• Direction: Leaving the pictures aside, transcribe every line below exactly.
# # # # #
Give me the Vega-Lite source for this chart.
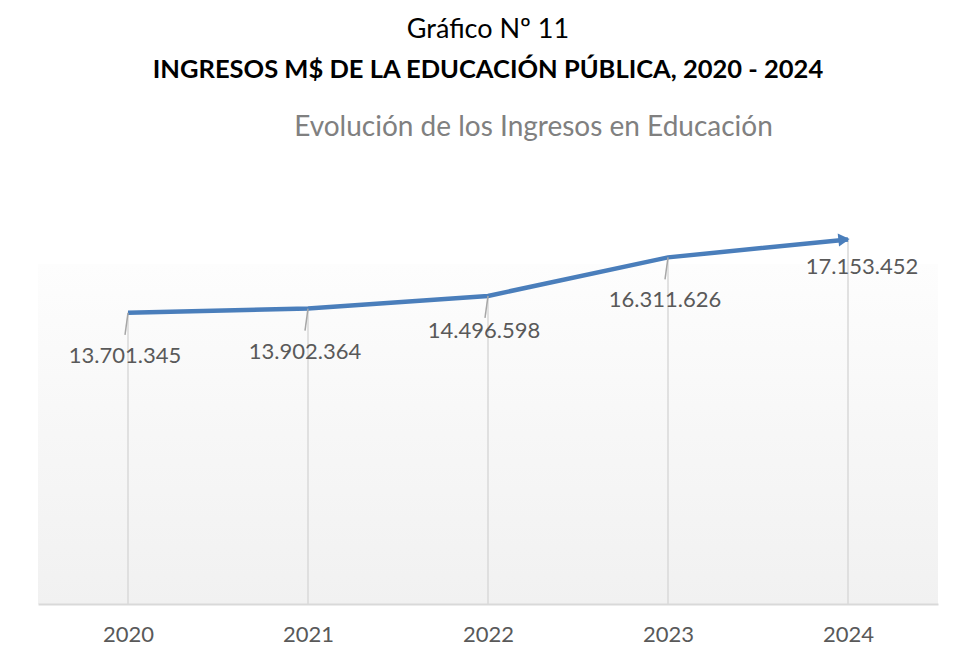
{
  "$schema": "https://vega.github.io/schema/vega-lite/v6.json",
  "width": 900,
  "height": 340,
  "autosize": {"type": "none"},
  "padding": {"left": 38, "top": 264, "right": 16, "bottom": 56},
  "background": "white",
  "config": {
    "font": "Lato",
    "view": {
      "stroke": null,
      "fill": {"gradient": "linear", "x1": 0, "y1": 0, "x2": 0, "y2": 1,
        "stops": [{"offset": 0, "color": "#fdfdfd"}, {"offset": 1, "color": "#f1f1f1"}]}
    }
  },
  "title": {
    "text": "Gráfico Nº 11",
    "subtitle": "INGRESOS M$ DE LA EDUCACIÓN PÚBLICA, 2020 - 2024",
    "font": "Lato",
    "fontSize": 27,
    "fontWeight": "normal",
    "color": "black",
    "subtitleFont": "Lato",
    "subtitleFontSize": 25.5,
    "subtitleFontWeight": "bold",
    "subtitleColor": "black",
    "subtitlePadding": 14,
    "anchor": "middle",
    "offset": 29
  },
  "data": {
    "values": [
      {"year": "2020", "value": 13701345, "label": "13.701.345"},
      {"year": "2021", "value": 13902364, "label": "13.902.364"},
      {"year": "2022", "value": 14496598, "label": "14.496.598"},
      {"year": "2023", "value": 16311626, "label": "16.311.626"},
      {"year": "2024", "value": 17153452, "label": "17.153.452"}
    ]
  },
  "resolve": {"axis": {"x": "independent"}},
  "layer": [
    {
      "mark": {"type": "rule", "color": "#d9d9d9", "strokeWidth": 1.5},
      "encoding": {
        "x": {"field": "year", "type": "ordinal",
          "scale": {"type": "point", "padding": 0.5},
          "axis": {"orient": "bottom", "title": null, "labelAngle": 0, "ticks": false, "grid": false,
            "domainColor": "#d9d9d9", "domainWidth": 2, "labelColor": "#595959", "labelFontSize": 22,
            "labelPadding": 20, "labelFont": "Lato"}},
        "y": {"field": "value", "type": "quantitative", "scale": {"domain": [0, 16000000]}, "axis": null},
        "y2": {"datum": 0}
      }
    },
    {
      "mark": {"type": "line", "color": "#4a7ebb", "strokeWidth": 4.5},
      "encoding": {
        "x": {"field": "year", "type": "ordinal",
          "axis": {"orient": "top", "title": "Evolución de los Ingresos en Educación", "labels": false,
            "ticks": false, "domain": false, "grid": false, "titleFontSize": 28, "titleFontWeight": "normal",
            "titleColor": "#808080", "titleFont": "Lato", "titlePadding": 123, "titleX": 495}},
        "y": {"field": "value", "type": "quantitative", "axis": null}
      }
    },
    {
      "transform": [{"filter": "datum.year != '2024'"}],
      "mark": {"type": "rule", "color": "#a6a6a6", "strokeWidth": 1.5, "x2Offset": -3, "y2Offset": 22},
      "encoding": {
        "x": {"field": "year", "type": "ordinal", "axis": null},
        "x2": {"field": "year"},
        "y": {"field": "value", "type": "quantitative", "axis": null},
        "y2": {"field": "value"}
      }
    },
    {
      "transform": [{"filter": "datum.year == '2024'"}],
      "mark": {"type": "point", "shape": "triangle-right", "filled": true, "opacity": 1, "color": "#4a7ebb",
        "size": 170, "angle": 354, "xOffset": -4},
      "encoding": {
        "x": {"field": "year", "type": "ordinal", "axis": null},
        "y": {"field": "value", "type": "quantitative", "axis": null}
      }
    },
    {
      "transform": [{"filter": "datum.year == '2020' || datum.year == '2021' || datum.year == '2023'"}],
      "mark": {"type": "text", "fontSize": 22, "color": "#595959", "dy": 43, "dx": -3, "font": "Lato"},
      "encoding": {
        "x": {"field": "year", "type": "ordinal", "axis": null},
        "y": {"field": "value", "type": "quantitative", "axis": null},
        "text": {"field": "label"}
      }
    },
    {
      "transform": [{"filter": "datum.year == '2022'"}],
      "mark": {"type": "text", "fontSize": 22, "color": "#595959", "dy": 35, "dx": -4, "font": "Lato"},
      "encoding": {
        "x": {"field": "year", "type": "ordinal", "axis": null},
        "y": {"field": "value", "type": "quantitative", "axis": null},
        "text": {"field": "label"}
      }
    },
    {
      "transform": [{"filter": "datum.year == '2024'"}],
      "mark": {"type": "text", "fontSize": 22, "color": "#595959", "dy": 28, "dx": 14, "font": "Lato"},
      "encoding": {
        "x": {"field": "year", "type": "ordinal", "axis": null},
        "y": {"field": "value", "type": "quantitative", "axis": null},
        "text": {"field": "label"}
      }
    }
  ]
}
# # # # #
• Exercise result:
Give me the Vega-Lite source for this chart.
{
  "$schema": "https://vega.github.io/schema/vega-lite/v6.json",
  "width": 900,
  "height": 340,
  "autosize": {"type": "none"},
  "padding": {"left": 38, "top": 264, "right": 16, "bottom": 56},
  "background": "white",
  "config": {
    "font": "Lato",
    "view": {
      "stroke": null,
      "fill": {"gradient": "linear", "x1": 0, "y1": 0, "x2": 0, "y2": 1,
        "stops": [{"offset": 0, "color": "#fdfdfd"}, {"offset": 1, "color": "#f1f1f1"}]}
    }
  },
  "title": {
    "text": "Gráfico Nº 11",
    "subtitle": "INGRESOS M$ DE LA EDUCACIÓN PÚBLICA, 2020 - 2024",
    "font": "Lato",
    "fontSize": 27,
    "fontWeight": "normal",
    "color": "black",
    "subtitleFont": "Lato",
    "subtitleFontSize": 25.5,
    "subtitleFontWeight": "bold",
    "subtitleColor": "black",
    "subtitlePadding": 14,
    "anchor": "middle",
    "offset": 29
  },
  "data": {
    "values": [
      {"year": "2020", "value": 13701345, "label": "13.701.345"},
      {"year": "2021", "value": 13902364, "label": "13.902.364"},
      {"year": "2022", "value": 14496598, "label": "14.496.598"},
      {"year": "2023", "value": 16311626, "label": "16.311.626"},
      {"year": "2024", "value": 17153452, "label": "17.153.452"}
    ]
  },
  "resolve": {"axis": {"x": "independent"}},
  "layer": [
    {
      "mark": {"type": "rule", "color": "#d9d9d9", "strokeWidth": 1.5},
      "encoding": {
        "x": {"field": "year", "type": "ordinal",
          "scale": {"type": "point", "padding": 0.5},
          "axis": {"orient": "bottom", "title": null, "labelAngle": 0, "ticks": false, "grid": false,
            "domainColor": "#d9d9d9", "domainWidth": 2, "labelColor": "#595959", "labelFontSize": 22,
            "labelPadding": 20, "labelFont": "Lato"}},
        "y": {"field": "value", "type": "quantitative", "scale": {"domain": [0, 16000000]}, "axis": null},
        "y2": {"datum": 0}
      }
    },
    {
      "mark": {"type": "line", "color": "#4a7ebb", "strokeWidth": 4.5},
      "encoding": {
        "x": {"field": "year", "type": "ordinal",
          "axis": {"orient": "top", "title": "Evolución de los Ingresos en Educación", "labels": false,
            "ticks": false, "domain": false, "grid": false, "titleFontSize": 28, "titleFontWeight": "normal",
            "titleColor": "#808080", "titleFont": "Lato", "titlePadding": 123, "titleX": 495}},
        "y": {"field": "value", "type": "quantitative", "axis": null}
      }
    },
    {
      "transform": [{"filter": "datum.year != '2024'"}],
      "mark": {"type": "rule", "color": "#a6a6a6", "strokeWidth": 1.5, "x2Offset": -3, "y2Offset": 22},
      "encoding": {
        "x": {"field": "year", "type": "ordinal", "axis": null},
        "x2": {"field": "year"},
        "y": {"field": "value", "type": "quantitative", "axis": null},
        "y2": {"field": "value"}
      }
    },
    {
      "transform": [{"filter": "datum.year == '2024'"}],
      "mark": {"type": "point", "shape": "triangle-right", "filled": true, "opacity": 1, "color": "#4a7ebb",
        "size": 170, "angle": 354, "xOffset": -4},
      "encoding": {
        "x": {"field": "year", "type": "ordinal", "axis": null},
        "y": {"field": "value", "type": "quantitative", "axis": null}
      }
    },
    {
      "transform": [{"filter": "datum.year == '2020' || datum.year == '2021' || datum.year == '2023'"}],
      "mark": {"type": "text", "fontSize": 22, "color": "#595959", "dy": 43, "dx": -3, "font": "Lato"},
      "encoding": {
        "x": {"field": "year", "type": "ordinal", "axis": null},
        "y": {"field": "value", "type": "quantitative", "axis": null},
        "text": {"field": "label"}
      }
    },
    {
      "transform": [{"filter": "datum.year == '2022'"}],
      "mark": {"type": "text", "fontSize": 22, "color": "#595959", "dy": 35, "dx": -4, "font": "Lato"},
      "encoding": {
        "x": {"field": "year", "type": "ordinal", "axis": null},
        "y": {"field": "value", "type": "quantitative", "axis": null},
        "text": {"field": "label"}
      }
    },
    {
      "transform": [{"filter": "datum.year == '2024'"}],
      "mark": {"type": "text", "fontSize": 22, "color": "#595959", "dy": 28, "dx": 14, "font": "Lato"},
      "encoding": {
        "x": {"field": "year", "type": "ordinal", "axis": null},
        "y": {"field": "value", "type": "quantitative", "axis": null},
        "text": {"field": "label"}
      }
    }
  ]
}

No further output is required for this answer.